La conjugaison d'une priorité collective de la production sur la consommation auprès des agents économiques, la meilleure protection contre le marché mondial, à une ouverture du marché national pour s'incorporer les normes mondiales de production, s'approprier le savoir-faire, voici la condition d'une société autonome. Il va sans dire que cela a un coût politique : elle suppose une forte implication, un fort intéressement des citoyens. Voici les conditions de la réhabilitation de la fiscalité ordinaire et de la possibilité d'un financement par l'impôt ultérieur des solidarités nationales.

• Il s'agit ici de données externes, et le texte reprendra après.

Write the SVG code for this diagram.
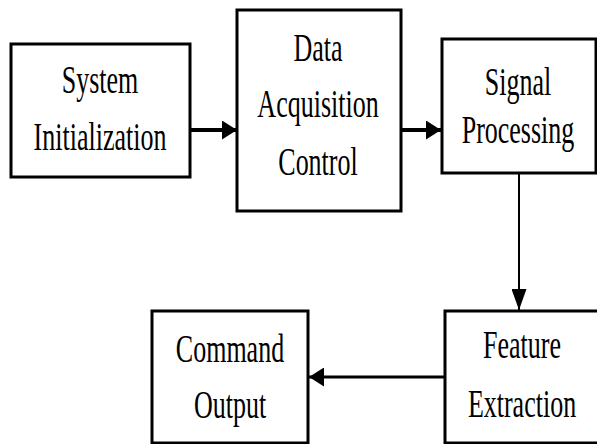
<svg xmlns="http://www.w3.org/2000/svg" width="597" height="444" viewBox="0 0 597 444">
<style>
.box{fill:#fff;stroke:#000;stroke-width:3}
.lbl{font-family:"Liberation Serif","Times New Roman",serif;font-size:40px;fill:#000;text-anchor:middle}
.conn{stroke:#000;fill:none}
</style>
<defs>
<marker id="ah" markerUnits="userSpaceOnUse" markerWidth="15" markerHeight="19" refX="15" refY="9.5" orient="auto" viewBox="0 0 15 19">
<path d="M0,0 L15,9.5 L0,19 z" fill="#000"/>
</marker>
<marker id="ahn" markerUnits="userSpaceOnUse" markerWidth="21" markerHeight="15" refX="21" refY="7.5" orient="auto" viewBox="0 0 21 15">
<path d="M0,0 L21,7.5 L0,15 z" fill="#000"/>
</marker>
</defs>
<rect width="597" height="444" fill="#fff"/>
<g id="connectors">
<line class="conn" x1="191" y1="130" x2="237" y2="130" stroke-width="4" marker-end="url(#ah)"/>
<line class="conn" x1="401" y1="130" x2="441" y2="130" stroke-width="4" marker-end="url(#ah)"/>
<line class="conn" x1="519" y1="173" x2="519" y2="310" stroke-width="2" marker-end="url(#ahn)"/>
<line class="conn" x1="445" y1="377" x2="309" y2="377" stroke-width="3" marker-end="url(#ah)"/>
</g>
<g id="system-initialization">
<rect class="box" x="11" y="44" width="179" height="133"/>
<text class="lbl" transform="translate(100,93) scale(0.65,1)">System</text>
<text class="lbl" transform="translate(100,150) scale(0.65,1)">Initialization</text>
</g>
<g id="data-acquisition-control">
<rect class="box" x="237" y="10" width="164" height="201"/>
<text class="lbl" transform="translate(318,61) scale(0.65,1)">Data</text>
<text class="lbl" transform="translate(318,117) scale(0.65,1)">Acquisition</text>
<text class="lbl" transform="translate(318,175) scale(0.65,1)">Control</text>
</g>
<g id="signal-processing">
<rect class="box" x="442" y="39" width="154" height="134"/>
<text class="lbl" transform="translate(518,95) scale(0.65,1)">Signal</text>
<text class="lbl" transform="translate(518,143) scale(0.65,1)">Processing</text>
</g>
<g id="feature-extraction">
<rect class="box" x="445" y="311" width="156" height="132"/>
<text class="lbl" transform="translate(522,358) scale(0.65,1)">Feature</text>
<text class="lbl" transform="translate(522,417) scale(0.65,1)">Extraction</text>
</g>
<g id="command-output">
<rect class="box" x="152" y="311" width="156" height="132"/>
<text class="lbl" transform="translate(230,362) scale(0.65,1)">Command</text>
<text class="lbl" transform="translate(230,418) scale(0.65,1)">Output</text>
</g>
</svg>
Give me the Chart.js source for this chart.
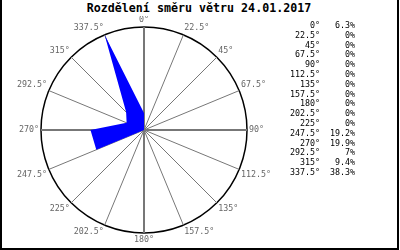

Et la crise est l'occasion de faire face à la puissante pression de la consommation. Ne la laissons pas passer.

Note :

[1] Pour le pragmatisme, la croyance est ce qui nous dispose à agir. La croyance est la certitude que dépose la vie dans notre expérience. Nous sommes ici loin de la représentation rationaliste de la croyance comme ignorance.

[2] Exemple que cite aujourd'hui Suzanne Berger dans «Made in monde» et que l'on pourrait opposer à la manufacture d'épingles d'Adam Smith.